- Your task
Under this line sits a listing. Repeat exactly and only its lines from the one holding "Output the Python" through the one holding "s.set_color('#222222')"; skip pictures.

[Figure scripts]
────

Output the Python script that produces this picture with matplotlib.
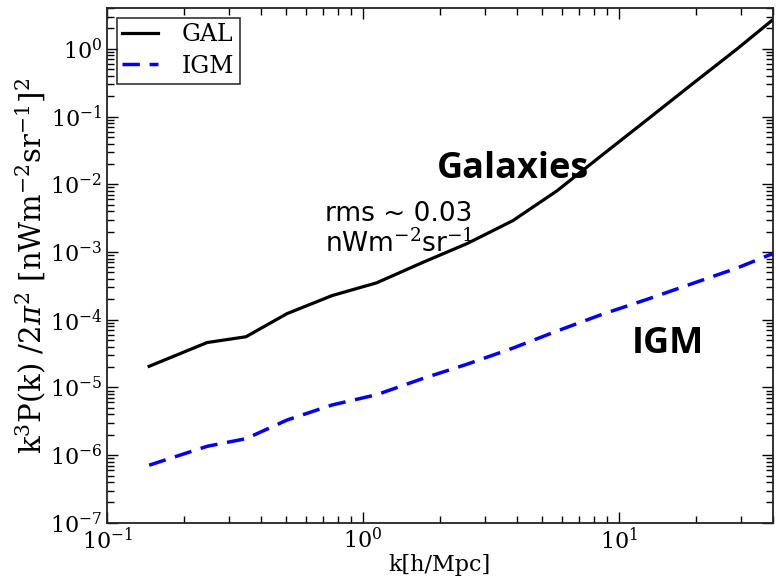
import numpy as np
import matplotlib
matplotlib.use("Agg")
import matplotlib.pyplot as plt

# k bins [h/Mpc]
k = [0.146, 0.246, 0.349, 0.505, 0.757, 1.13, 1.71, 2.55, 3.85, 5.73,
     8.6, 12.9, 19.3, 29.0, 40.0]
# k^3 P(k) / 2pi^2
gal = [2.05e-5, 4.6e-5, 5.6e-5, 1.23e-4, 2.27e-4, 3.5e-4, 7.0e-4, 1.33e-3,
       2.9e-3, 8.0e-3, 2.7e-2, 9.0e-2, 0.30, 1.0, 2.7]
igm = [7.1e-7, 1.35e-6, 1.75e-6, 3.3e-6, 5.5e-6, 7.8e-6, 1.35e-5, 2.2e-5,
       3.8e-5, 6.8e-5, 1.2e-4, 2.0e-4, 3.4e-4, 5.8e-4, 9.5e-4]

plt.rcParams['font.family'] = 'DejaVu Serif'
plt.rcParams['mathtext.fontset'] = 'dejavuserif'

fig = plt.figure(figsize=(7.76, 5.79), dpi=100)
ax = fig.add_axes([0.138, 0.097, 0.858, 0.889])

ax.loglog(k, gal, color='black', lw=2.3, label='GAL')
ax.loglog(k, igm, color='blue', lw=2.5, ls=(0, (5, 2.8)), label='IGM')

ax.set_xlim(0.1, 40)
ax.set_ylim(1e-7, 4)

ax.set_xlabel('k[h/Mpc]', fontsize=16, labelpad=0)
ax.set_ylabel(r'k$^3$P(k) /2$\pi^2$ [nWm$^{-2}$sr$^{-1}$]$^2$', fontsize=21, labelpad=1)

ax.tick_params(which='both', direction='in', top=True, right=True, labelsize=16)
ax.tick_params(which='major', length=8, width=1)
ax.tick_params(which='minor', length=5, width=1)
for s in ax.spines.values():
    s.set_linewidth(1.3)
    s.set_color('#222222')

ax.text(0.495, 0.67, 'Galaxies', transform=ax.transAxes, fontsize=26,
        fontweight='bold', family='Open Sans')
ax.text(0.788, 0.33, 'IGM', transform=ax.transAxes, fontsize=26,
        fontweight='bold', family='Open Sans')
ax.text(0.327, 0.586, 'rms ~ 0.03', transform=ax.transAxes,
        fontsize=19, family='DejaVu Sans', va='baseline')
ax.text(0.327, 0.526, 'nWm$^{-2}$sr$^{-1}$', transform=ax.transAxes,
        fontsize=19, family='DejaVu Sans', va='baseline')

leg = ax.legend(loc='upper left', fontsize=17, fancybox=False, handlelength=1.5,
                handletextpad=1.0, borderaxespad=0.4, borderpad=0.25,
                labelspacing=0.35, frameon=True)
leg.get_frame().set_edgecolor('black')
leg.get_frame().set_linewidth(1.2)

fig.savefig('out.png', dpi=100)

────

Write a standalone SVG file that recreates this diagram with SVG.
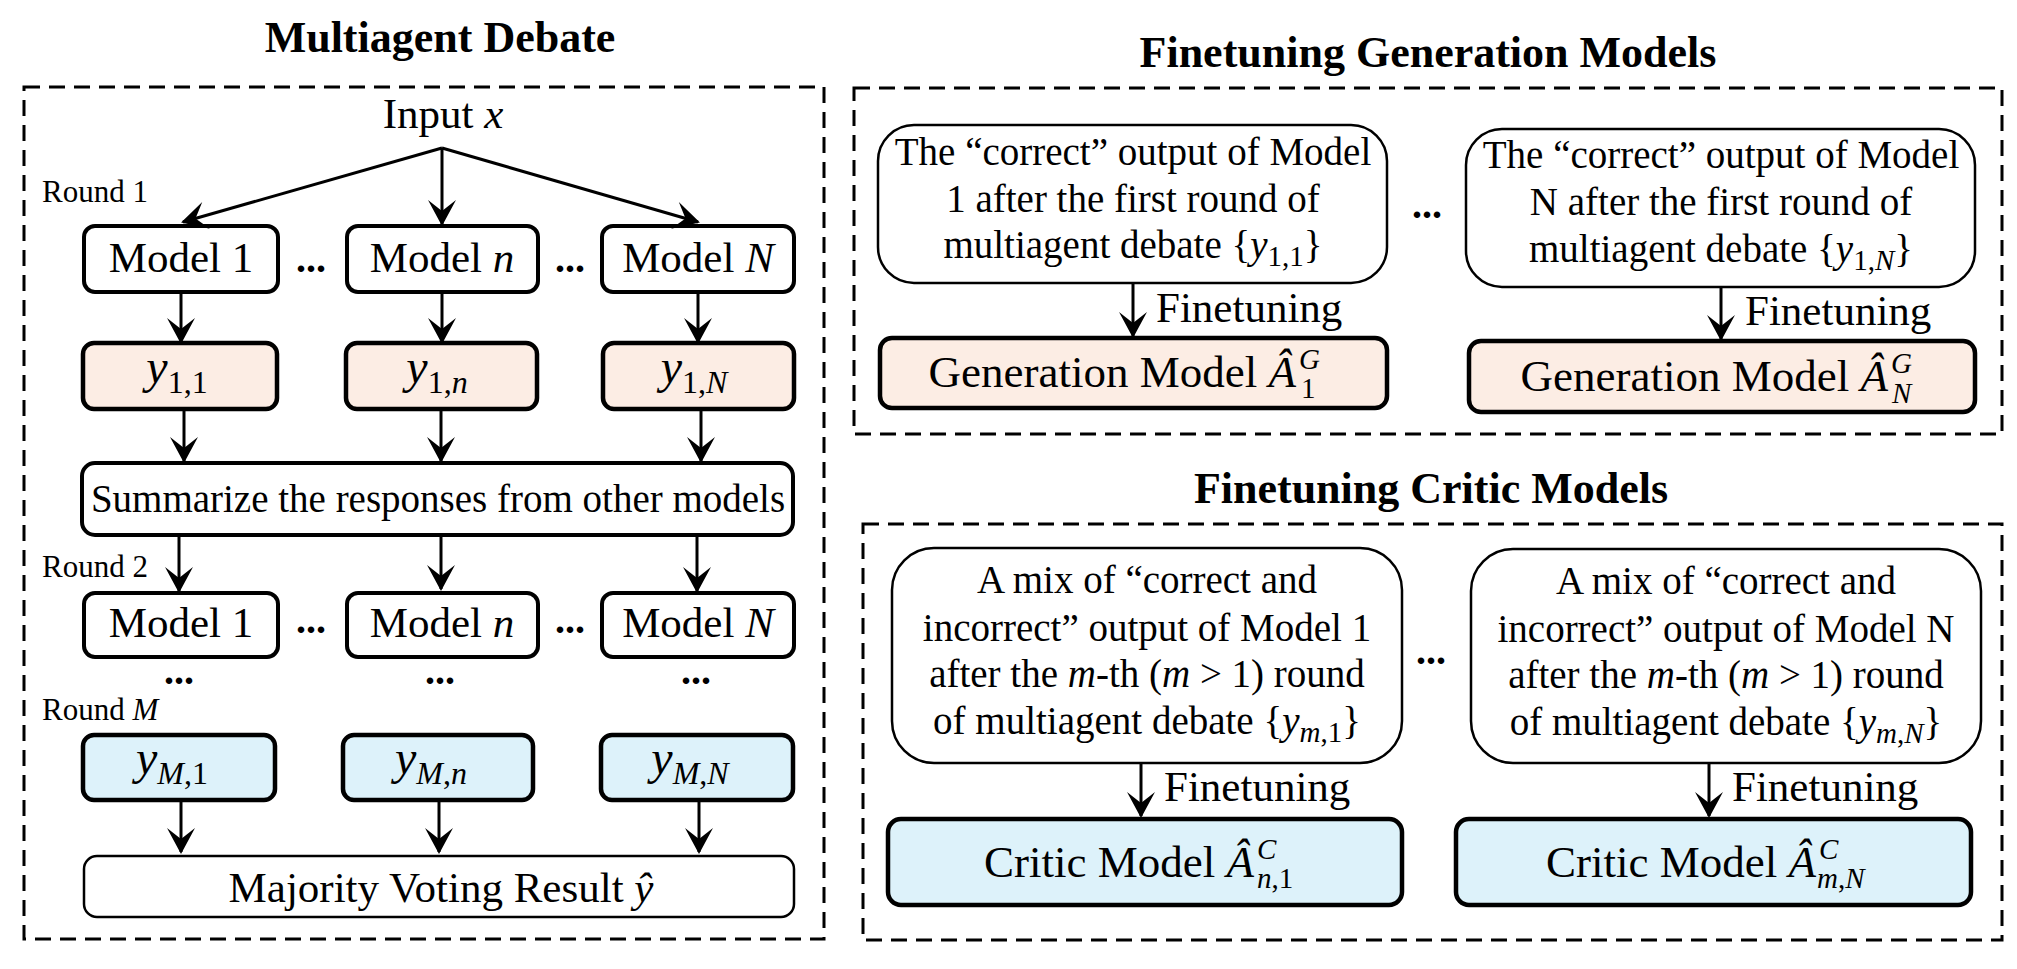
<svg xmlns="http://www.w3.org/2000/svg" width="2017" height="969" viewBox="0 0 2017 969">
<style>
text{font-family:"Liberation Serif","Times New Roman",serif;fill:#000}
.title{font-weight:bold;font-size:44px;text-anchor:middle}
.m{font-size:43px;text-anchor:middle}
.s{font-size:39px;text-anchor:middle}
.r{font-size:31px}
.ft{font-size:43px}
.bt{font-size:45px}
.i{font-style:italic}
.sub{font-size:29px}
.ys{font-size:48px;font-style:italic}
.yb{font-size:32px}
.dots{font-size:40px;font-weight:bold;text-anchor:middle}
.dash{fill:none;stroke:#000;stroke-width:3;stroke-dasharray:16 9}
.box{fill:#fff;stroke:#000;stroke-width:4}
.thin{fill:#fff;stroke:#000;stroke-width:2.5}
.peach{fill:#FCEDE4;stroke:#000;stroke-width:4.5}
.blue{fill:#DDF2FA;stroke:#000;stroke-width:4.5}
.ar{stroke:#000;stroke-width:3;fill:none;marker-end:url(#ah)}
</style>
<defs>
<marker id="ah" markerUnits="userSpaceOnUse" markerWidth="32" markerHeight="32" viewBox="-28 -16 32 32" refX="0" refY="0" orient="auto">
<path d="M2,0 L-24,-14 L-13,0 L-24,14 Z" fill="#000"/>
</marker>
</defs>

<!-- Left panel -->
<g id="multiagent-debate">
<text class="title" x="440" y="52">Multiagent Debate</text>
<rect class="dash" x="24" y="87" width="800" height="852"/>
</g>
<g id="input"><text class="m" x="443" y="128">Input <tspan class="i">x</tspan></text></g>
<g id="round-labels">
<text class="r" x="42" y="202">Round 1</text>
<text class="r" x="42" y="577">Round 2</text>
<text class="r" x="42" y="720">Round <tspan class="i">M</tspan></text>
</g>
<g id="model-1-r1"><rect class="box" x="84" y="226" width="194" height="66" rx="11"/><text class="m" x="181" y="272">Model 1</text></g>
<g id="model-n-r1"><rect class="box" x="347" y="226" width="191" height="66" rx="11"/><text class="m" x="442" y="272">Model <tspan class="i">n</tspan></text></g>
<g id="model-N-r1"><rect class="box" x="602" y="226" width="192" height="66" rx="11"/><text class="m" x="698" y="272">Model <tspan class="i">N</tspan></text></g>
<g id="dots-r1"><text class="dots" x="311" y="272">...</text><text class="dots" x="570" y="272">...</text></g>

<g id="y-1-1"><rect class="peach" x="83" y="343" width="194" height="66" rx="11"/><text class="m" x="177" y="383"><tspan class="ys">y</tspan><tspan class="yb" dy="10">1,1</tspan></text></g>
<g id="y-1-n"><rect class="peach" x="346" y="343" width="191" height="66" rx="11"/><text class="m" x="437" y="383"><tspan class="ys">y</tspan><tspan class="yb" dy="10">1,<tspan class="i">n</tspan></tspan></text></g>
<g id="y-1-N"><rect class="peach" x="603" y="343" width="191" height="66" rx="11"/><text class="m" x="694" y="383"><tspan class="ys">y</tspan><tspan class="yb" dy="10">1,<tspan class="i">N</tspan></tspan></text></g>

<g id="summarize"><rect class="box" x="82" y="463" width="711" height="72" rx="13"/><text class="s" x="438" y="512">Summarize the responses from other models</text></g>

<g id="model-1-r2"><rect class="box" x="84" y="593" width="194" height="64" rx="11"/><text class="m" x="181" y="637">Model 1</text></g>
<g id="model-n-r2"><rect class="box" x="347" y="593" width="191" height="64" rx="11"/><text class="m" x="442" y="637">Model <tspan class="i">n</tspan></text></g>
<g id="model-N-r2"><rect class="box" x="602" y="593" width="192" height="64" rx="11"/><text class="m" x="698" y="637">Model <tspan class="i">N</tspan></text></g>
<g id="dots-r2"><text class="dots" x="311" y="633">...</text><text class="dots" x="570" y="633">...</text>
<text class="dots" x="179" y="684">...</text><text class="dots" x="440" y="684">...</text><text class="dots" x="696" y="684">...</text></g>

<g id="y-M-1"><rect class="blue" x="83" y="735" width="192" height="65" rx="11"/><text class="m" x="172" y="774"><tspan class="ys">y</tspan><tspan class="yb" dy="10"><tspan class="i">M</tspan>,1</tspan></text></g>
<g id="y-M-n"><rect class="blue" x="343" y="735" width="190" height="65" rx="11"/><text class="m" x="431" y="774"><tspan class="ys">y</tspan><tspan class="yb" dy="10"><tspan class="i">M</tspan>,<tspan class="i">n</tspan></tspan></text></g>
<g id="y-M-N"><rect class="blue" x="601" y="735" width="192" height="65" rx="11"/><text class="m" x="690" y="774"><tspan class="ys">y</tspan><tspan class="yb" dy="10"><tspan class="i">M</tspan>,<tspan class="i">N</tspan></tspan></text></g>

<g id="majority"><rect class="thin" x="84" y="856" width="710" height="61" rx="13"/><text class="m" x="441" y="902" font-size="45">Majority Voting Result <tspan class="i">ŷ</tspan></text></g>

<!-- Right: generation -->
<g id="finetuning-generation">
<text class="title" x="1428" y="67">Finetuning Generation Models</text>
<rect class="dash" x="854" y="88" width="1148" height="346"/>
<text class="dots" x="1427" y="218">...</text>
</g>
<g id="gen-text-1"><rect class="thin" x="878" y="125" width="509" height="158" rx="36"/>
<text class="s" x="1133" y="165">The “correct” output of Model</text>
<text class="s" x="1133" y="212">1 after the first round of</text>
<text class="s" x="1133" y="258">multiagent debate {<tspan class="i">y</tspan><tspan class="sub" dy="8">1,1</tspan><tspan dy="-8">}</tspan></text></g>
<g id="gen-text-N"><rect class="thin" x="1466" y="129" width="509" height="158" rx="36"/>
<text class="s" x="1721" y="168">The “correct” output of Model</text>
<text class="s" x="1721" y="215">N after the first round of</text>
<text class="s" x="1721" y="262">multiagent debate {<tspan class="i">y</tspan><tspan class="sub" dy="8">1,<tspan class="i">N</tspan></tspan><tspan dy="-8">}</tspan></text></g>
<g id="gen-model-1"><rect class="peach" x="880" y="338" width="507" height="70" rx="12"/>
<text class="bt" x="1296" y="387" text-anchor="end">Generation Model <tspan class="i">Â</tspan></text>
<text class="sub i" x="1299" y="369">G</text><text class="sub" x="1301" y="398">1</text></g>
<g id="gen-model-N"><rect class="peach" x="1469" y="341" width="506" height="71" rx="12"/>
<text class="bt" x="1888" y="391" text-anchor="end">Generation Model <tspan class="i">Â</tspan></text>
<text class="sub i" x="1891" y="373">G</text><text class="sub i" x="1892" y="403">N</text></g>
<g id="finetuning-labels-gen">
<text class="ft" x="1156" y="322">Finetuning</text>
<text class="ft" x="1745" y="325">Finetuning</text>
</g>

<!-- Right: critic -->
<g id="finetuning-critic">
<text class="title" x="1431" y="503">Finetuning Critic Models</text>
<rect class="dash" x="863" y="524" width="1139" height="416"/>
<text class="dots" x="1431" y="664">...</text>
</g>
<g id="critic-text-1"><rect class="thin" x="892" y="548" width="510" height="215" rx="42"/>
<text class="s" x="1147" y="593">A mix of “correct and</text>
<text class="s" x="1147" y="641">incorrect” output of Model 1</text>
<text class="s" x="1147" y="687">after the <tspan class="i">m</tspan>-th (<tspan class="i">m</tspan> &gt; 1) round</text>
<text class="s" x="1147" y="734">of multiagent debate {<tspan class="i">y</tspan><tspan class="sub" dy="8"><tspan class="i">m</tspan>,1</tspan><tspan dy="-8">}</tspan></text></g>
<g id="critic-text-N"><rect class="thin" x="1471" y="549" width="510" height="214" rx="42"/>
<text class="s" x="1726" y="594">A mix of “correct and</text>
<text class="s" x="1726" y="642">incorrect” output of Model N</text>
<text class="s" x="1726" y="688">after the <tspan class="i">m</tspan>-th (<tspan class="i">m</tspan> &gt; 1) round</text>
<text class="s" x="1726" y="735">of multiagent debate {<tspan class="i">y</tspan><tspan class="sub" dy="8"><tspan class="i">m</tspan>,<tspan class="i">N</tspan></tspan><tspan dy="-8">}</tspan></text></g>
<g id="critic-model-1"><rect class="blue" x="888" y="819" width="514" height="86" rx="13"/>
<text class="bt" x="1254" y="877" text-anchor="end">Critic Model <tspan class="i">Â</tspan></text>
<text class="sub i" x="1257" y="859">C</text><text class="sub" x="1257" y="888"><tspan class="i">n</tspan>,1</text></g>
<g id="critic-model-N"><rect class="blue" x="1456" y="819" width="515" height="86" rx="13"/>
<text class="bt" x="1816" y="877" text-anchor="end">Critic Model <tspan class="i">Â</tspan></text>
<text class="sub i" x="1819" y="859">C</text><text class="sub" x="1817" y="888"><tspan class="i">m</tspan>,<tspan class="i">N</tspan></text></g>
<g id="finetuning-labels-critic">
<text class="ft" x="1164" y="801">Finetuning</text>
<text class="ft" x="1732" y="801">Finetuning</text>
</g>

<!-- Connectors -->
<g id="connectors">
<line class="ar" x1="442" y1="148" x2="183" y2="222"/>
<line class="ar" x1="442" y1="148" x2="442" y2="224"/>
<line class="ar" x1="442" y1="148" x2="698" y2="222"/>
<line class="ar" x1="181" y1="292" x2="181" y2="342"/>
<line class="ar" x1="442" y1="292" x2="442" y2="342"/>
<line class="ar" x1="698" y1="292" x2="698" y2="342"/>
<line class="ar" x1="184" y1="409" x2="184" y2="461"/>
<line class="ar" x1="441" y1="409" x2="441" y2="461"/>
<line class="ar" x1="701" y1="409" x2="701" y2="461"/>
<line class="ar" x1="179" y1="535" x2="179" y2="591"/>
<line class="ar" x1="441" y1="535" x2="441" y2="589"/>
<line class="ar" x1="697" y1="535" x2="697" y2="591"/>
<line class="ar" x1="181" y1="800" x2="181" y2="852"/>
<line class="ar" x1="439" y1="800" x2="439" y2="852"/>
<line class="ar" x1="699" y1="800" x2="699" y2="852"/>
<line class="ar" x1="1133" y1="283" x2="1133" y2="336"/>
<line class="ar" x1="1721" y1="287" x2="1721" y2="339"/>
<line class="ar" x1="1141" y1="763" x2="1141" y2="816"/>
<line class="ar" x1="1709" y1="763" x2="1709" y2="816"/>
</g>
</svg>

────

- Answer in full
Output the Python script that produces this picture with matplotlib.
import numpy as np
import matplotlib
matplotlib.use("Agg")
import matplotlib.pyplot as plt

# k bins [h/Mpc]
k = [0.146, 0.246, 0.349, 0.505, 0.757, 1.13, 1.71, 2.55, 3.85, 5.73,
     8.6, 12.9, 19.3, 29.0, 40.0]
# k^3 P(k) / 2pi^2
gal = [2.05e-5, 4.6e-5, 5.6e-5, 1.23e-4, 2.27e-4, 3.5e-4, 7.0e-4, 1.33e-3,
       2.9e-3, 8.0e-3, 2.7e-2, 9.0e-2, 0.30, 1.0, 2.7]
igm = [7.1e-7, 1.35e-6, 1.75e-6, 3.3e-6, 5.5e-6, 7.8e-6, 1.35e-5, 2.2e-5,
       3.8e-5, 6.8e-5, 1.2e-4, 2.0e-4, 3.4e-4, 5.8e-4, 9.5e-4]

plt.rcParams['font.family'] = 'DejaVu Serif'
plt.rcParams['mathtext.fontset'] = 'dejavuserif'

fig = plt.figure(figsize=(7.76, 5.79), dpi=100)
ax = fig.add_axes([0.138, 0.097, 0.858, 0.889])

ax.loglog(k, gal, color='black', lw=2.3, label='GAL')
ax.loglog(k, igm, color='blue', lw=2.5, ls=(0, (5, 2.8)), label='IGM')

ax.set_xlim(0.1, 40)
ax.set_ylim(1e-7, 4)

ax.set_xlabel('k[h/Mpc]', fontsize=16, labelpad=0)
ax.set_ylabel(r'k$^3$P(k) /2$\pi^2$ [nWm$^{-2}$sr$^{-1}$]$^2$', fontsize=21, labelpad=1)

ax.tick_params(which='both', direction='in', top=True, right=True, labelsize=16)
ax.tick_params(which='major', length=8, width=1)
ax.tick_params(which='minor', length=5, width=1)
for s in ax.spines.values():
    s.set_linewidth(1.3)
    s.set_color('#222222')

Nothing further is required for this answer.